Cassandra resolves mutation conflicts by using the “last write wins” strategy. If the same data is written back to a column at a later time, it is considered a mutation even if the data has not changed. Mutations incur a heavy cost on reads as reads have to consult multiple SSTables to ensure that last update is always returned. Mutations are compacted / discarded during the compaction process, however that causes significant load on the cluster if the real content is not changing.

Almost all Java Object Mapper frameworks for Cassandra provide proxy based mechanism for tracking changes (i.e. which properties/columns need to be written back), which should most definitely be used. However, the read semantics are a bit slippery. Typically an entire row is read every time a read query is fired (see code below), which increases the cost of reads. A better approach would be to read selectively wherever possible.

//writes: 
connection.proxyForUpdate(MyBean.class) // the proxy would keep track of which fields were changed
connection.save(myBeanObject) // only changed fields would be written
// reads:
MyBean myBeanObject = connection.find(MyBean.class, myBeanId)
/*
this would typically read all the columns, which is cheaper for row-oriented data bases, but costlier for Cassandra
*/

Pitfall 4: Beware of collections

Cassandra supports Set, Map, and List collections as column types. A general mistake is to read the collection in the application, modify it, and then write it back as shown in the following code

List<Object> c = cassandraDO.getList();
c.delete(obj1);
c.add(obj2);
cassandraDO.setList(c); // BAD: re-writes the entire list.
cassandraDO.save();

This results in re-writing the entire collection again, which causes a lot of tombstones and affects performance. Furthermore, Sets should be preferred to Lists as Sets (and Maps) avoid read-before-write pattern for updates and deletes. An update or delete in a List will potentially read the entire list in memory (server-side) again since there’s no ‘data uniqueness’.
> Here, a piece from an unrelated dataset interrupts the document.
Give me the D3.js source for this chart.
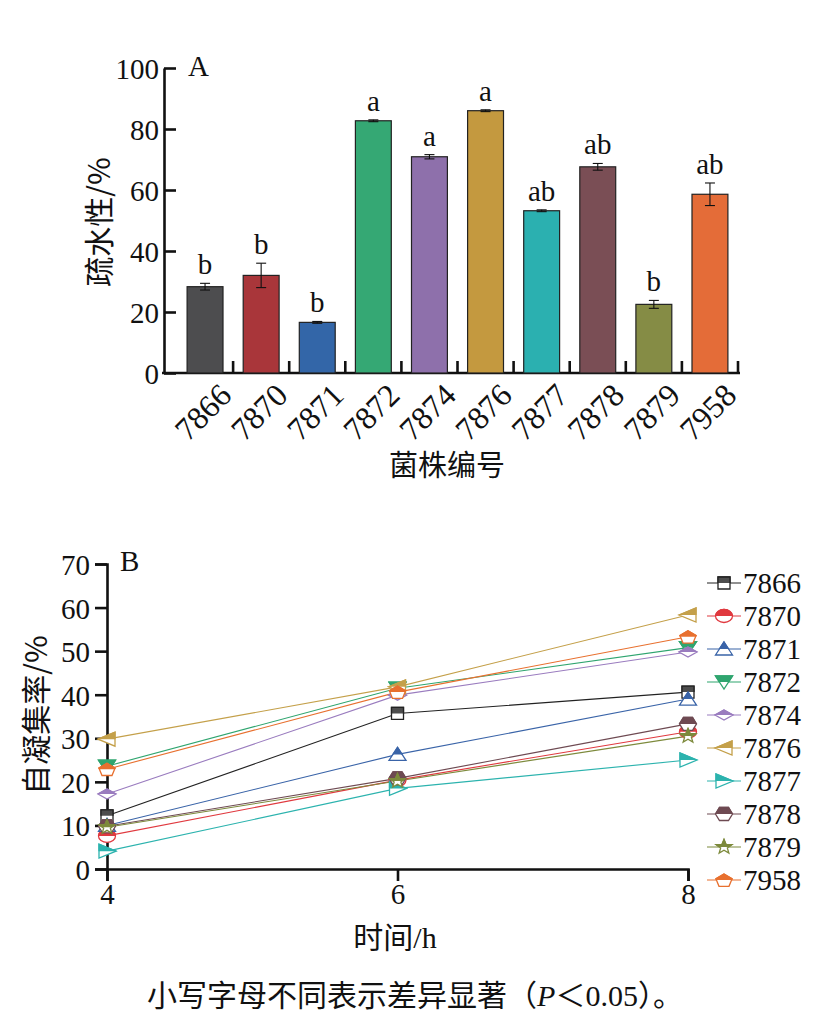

Another issue with collections is that collections are read in entirety and there is no support for selective reads. For example, if a map collection has 10,000 entries and a query wants to read values for 5 keys, all the 10,000 entries will be read by Cassandra. This is unnecessary and redundant.

Pitfall 5: Driver tunings

Driver tuning has a lot of impact on how the queries perform. We found an excellent article by DataStax here that describes a lot of settings that resulted in better overall performance and lesser time outs. Since we were only using local data center, we set the remote host connections to 0. Also, settings shuffleAmongReplica to true gave us better load distribution (the downside being more local read-repairs happening on server side)

Summary

Cassandra is a great system if used properly. Some of the key factors affecting query performance are proper partitioning of data, avoiding hot spotting, avoiding full reads/writes, and tuning the driver properly for the expected query load. We learnt a great deal by changing our RDBMS oriented mindset and we’re happily using Cassandra as one of the main data sources for last couple of years at Walmart.